Parental involvement in education can be as simple as checking homework folders, attending teacher-parent conferences, getting on the computer with a child so they can find more information on a subject, helping with homework or preparation for a test, or checking in regularly with a teacher or counselor. Parents can volunteer as a member of the Parent Teacher Association (PTA), advisory or site councils or through other opportunities at their local schools.
Parental involvement also means being informed about a child’s education – what they are learning and what is happening in their classroom. By being informed, parents can ask teachers and administrators the right questions and know what they can do at home to help their child succeed. At its most basic level, being involved means making sure children know that his or her parent values a good education more than anything else.
Superintendent Castillo also noted several outstanding parental involvement programs across the State including the Nyssa School District, the Salem-Keizer Coalition for Equality and the Black Parenthood Initiative.
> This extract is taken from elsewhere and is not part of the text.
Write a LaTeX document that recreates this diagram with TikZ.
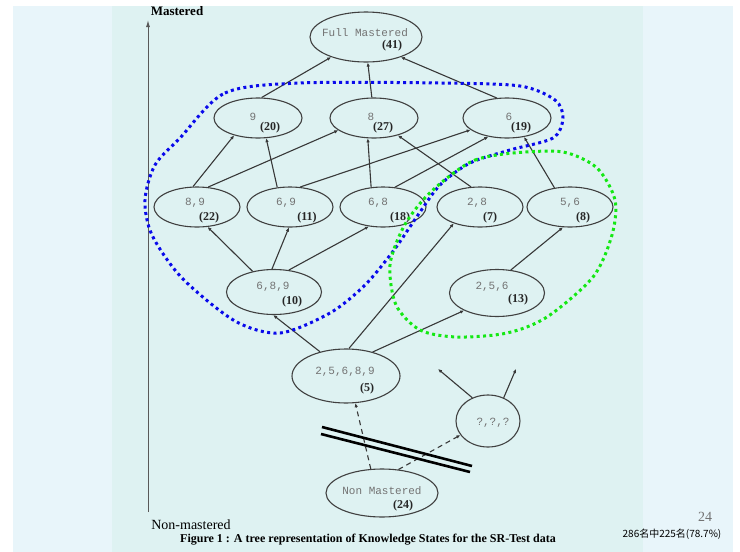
\documentclass[tikz,border=0pt]{standalone}
\usepackage{fontspec}
\setmainfont{Liberation Serif}
\setmonofont{Liberation Mono}
\newfontfamily\cjk{Noto Sans CJK SC}
\usetikzlibrary{arrows.meta,shapes.geometric,calc}
\definecolor{panel}{RGB}{222,242,242}
\definecolor{side}{RGB}{232,245,250}
\definecolor{ringblue}{RGB}{10,10,235}
\definecolor{ringgreen}{RGB}{20,232,20}
\tikzset{
  state/.style={draw=black!75, ellipse, line width=1.1pt, inner sep=0pt},
  lbl/.style={font=\fontsize{11}{11}\selectfont\ttfamily, text=black!55},
  cnt/.style={font=\fontsize{12}{12}\selectfont\bfseries, text=black!85},
  edge/.style={draw=black!78, line width=1.1pt, -{Latex[length=4pt,width=3.5pt]}},
  ring/.style={line width=3pt, dash pattern=on 3pt off 3.4pt}
}

\begin{document}
\begin{tikzpicture}[x=1pt,y=-1pt]
  \useasboundingbox (0,0) rectangle (740,552);
  % slide background
  \fill[white] (0,0) rectangle (740,552);
  \fill[side] (13,6) rectangle (112,552);
  \fill[side] (643,6) rectangle (733,552);
  \fill[panel] (112,6) rectangle (643,552);

  % axis
  \coordinate (lo) at (148,512);
  \coordinate (hi) at (148,20);
  \draw[black!65, line width=1pt, -{Latex[length=7pt,width=4pt]}] (lo) -- (hi);
  \node[font=\fontsize{13}{13}\selectfont\bfseries] (mas) at (177,11) {Mastered};
  \node[font=\fontsize{14}{14}\selectfont] (nonmas) at (191,525) {Non-mastered};

  % states
  \node[state, minimum width=112, minimum height=50,
    label={[lbl,xshift=-1pt,yshift=4pt]center:{Full Mastered}},
    label={[cnt,xshift=26pt,yshift=-9pt]center:{(41)}}] (full) at (366,37) {};

  \node[state, minimum width=88, minimum height=40,
    label={[lbl,xshift=-5pt,yshift=1pt]center:{9}},
    label={[cnt,xshift=12pt,yshift=-10pt]center:{(20)}}] (s9) at (258,118) {};
  \node[state, minimum width=88, minimum height=40,
    label={[lbl,xshift=-3pt,yshift=1pt]center:{8}},
    label={[cnt,xshift=9pt,yshift=-10pt]center:{(27)}}] (s8) at (374,118) {};
  \node[state, minimum width=88, minimum height=40,
    label={[lbl,xshift=2pt,yshift=1pt]center:{6}},
    label={[cnt,xshift=14pt,yshift=-10pt]center:{(19)}}] (s6) at (507,118) {};

  \node[state, minimum width=86, minimum height=40,
    label={[lbl,xshift=-2pt,yshift=4pt]center:{8,9}},
    label={[cnt,xshift=12pt,yshift=-11pt]center:{(22)}}] (s89) at (197,207) {};
  \node[state, minimum width=86, minimum height=40,
    label={[lbl,xshift=-4pt,yshift=4pt]center:{6,9}},
    label={[cnt,xshift=17pt,yshift=-11pt]center:{(11)}}] (s69) at (290,207) {};
  \node[state, minimum width=86, minimum height=40,
    label={[lbl,xshift=-5pt,yshift=4pt]center:{6,8}},
    label={[cnt,xshift=17pt,yshift=-11pt]center:{(18)}}] (s68) at (383,207) {};
  \node[state, minimum width=86, minimum height=40,
    label={[lbl,xshift=-3pt,yshift=4pt]center:{2,8}},
    label={[cnt,xshift=10pt,yshift=-11pt]center:{(7)}}] (s28) at (480,207) {};
  \node[state, minimum width=86, minimum height=40,
    label={[lbl,xshift=0pt,yshift=4pt]center:{5,6}},
    label={[cnt,xshift=13pt,yshift=-11pt]center:{(8)}}] (s56) at (570,207) {};

  \node[state, minimum width=95, minimum height=45,
    label={[lbl,xshift=-1pt,yshift=5pt]center:{6,8,9}},
    label={[cnt,xshift=18pt,yshift=-10pt]center:{(10)}}] (s689) at (274,292) {};
  \node[state, minimum width=95, minimum height=47,
    label={[lbl,xshift=-5pt,yshift=6pt]center:{2,5,6}},
    label={[cnt,xshift=21pt,yshift=-7pt]center:{(13)}}] (s256) at (497,293) {};

  \node[state, minimum width=108, minimum height=54,
    label={[lbl,xshift=-1pt,yshift=4pt]center:{2,5,6,8,9}},
    label={[cnt,xshift=21pt,yshift=-13pt]center:{(5)}}] (s25689) at (346,376) {};
  \node[state, minimum width=64, minimum height=52,
    label={[lbl,xshift=5pt,yshift=-2pt]center:{?,?,?}}] (unk) at (488,421) {};
  \node[state, minimum width=112, minimum height=48,
    label={[lbl,xshift=0pt,yshift=2pt]center:{Non Mastered}},
    label={[cnt,xshift=21pt,yshift=-13pt]center:{(24)}}] (none) at (382,493) {};

  % links
  \draw[edge] (s9.80) -- (full.210);
  \draw[edge] (s8.96) -- (full.274);
  \draw[edge] (s6.117) -- (full.330);

  \draw[edge] (s89.101) -- (s9.216);
  \draw[edge] (s89.61) -- (s8.199);
  \draw[edge] (s69.123) -- (s9.292);
  \draw[edge] (s69.63) -- (s6.198);
  \draw[edge] (s68.121) -- (s8.253);
  \draw[edge] (s68.59) -- (s6.225);
  \draw[edge] (s28.114) -- (s8.324);
  \draw[edge] (s56.129) -- (s6.312);

  \draw[edge] (s689.136) -- (s89.298);
  \draw[edge] (s689.95) -- (s69.267);
  \draw[edge] (s689.56) -- (s68.234);
  \draw[edge] (s256.59) -- (s56.251);

  \draw[edge] (s25689.137) -- (s689.268);
  \draw[edge] (s25689.84) -- (s28.212);
  \draw[edge] (s25689.42) -- (s256.208);

  \draw[edge, dash pattern=on 5pt off 4pt] (none.115) -- (s25689.289);
  \draw[edge, dash pattern=on 5pt off 4pt] (none.55) -- (unk.207);
  \coordinate (upl) at (438,369);
  \coordinate (upr) at (516,369);
  \draw[edge] (unk.124) -- (upl);
  \draw[edge] (unk.56) -- (upr);

  % the cut
  \draw[line width=2.6pt] (322,427) -- (472,466);
  \draw[line width=2.6pt] (321,434) -- (470,472);

  % groups
  \draw[ring, ringblue] plot[smooth cycle] coordinates {
    (180,138) (225,93) (300,83) (440,83) (520,86) (555,100) (563,118)
    (553,138) (510,150) (470,163) (440,185) (418,215) (394,250)
    (365,285) (330,313) (280,333) (235,321) (182,278) (152,235)
    (145,200) (155,165)};
  \draw[ring, ringgreen] plot[smooth cycle] coordinates {
    (447,178) (475,160) (513,153) (563,152) (597,168) (615,200)
    (612,235) (593,277) (547,317) (507,333) (457,337) (420,330)
    (396,305) (390,265) (403,228) (423,200)};

  % caption
  \node[font=\fontsize{12}{12}\selectfont\bfseries] (cap) at (368,540)
    {Figure 1 : A tree representation of Knowledge States for the SR-Test data};
  \node[font=\fontsize{14}{14}\selectfont, text=black!55] (page) at (705,517) {24};
  \node[font=\fontsize{10}{10}\selectfont\cjk] (note) at (672,534) {286名中225名(78.7\%)};
\end{tikzpicture}
\end{document}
The Nyssa School District puts a real commitment on connecting with all parents, sending a positive message that validates parents’ role and responsibilities in education. If a parent cannot make time to visit the school, teachers will make a home visit. “We really work to be open ended with parents, sharing the good as well as the bad to let them know what we can do to make students more successful,” said Nyssa Superintendent Don Grotting.
The Salem-Keizer Coalition for Equity’s Parental Organizing Project includes workshops to teach parents how to effectively navigate the education system and partner with their children for success. Project workshops include culturally-appropriate, language-accessible information in a child- and family-friendly way that helps empower parents and families.
The Black Parent Initiative assists Black parents in ensuring that their children achieve educational excellence. Through innovative partnerships, the Initiative provides stronger systems of support for Black parents, helping improve children’s chances for educational success. Parent advocates at two Portland-area schools, for instance, conduct outreach to parents on upcoming school events, volunteer opportunities, community projects and support groups.
“Across Oregon we have several exciting initiatives boosting parent participation in education – both within school districts and through outside groups,” said Castillo. “It is my hope these efforts will serve as models for what we can be doing across Oregon to encourage parents to be more involved in their children’s education. And that’s something that will benefit all of us as we prepare the next generation to succeed.”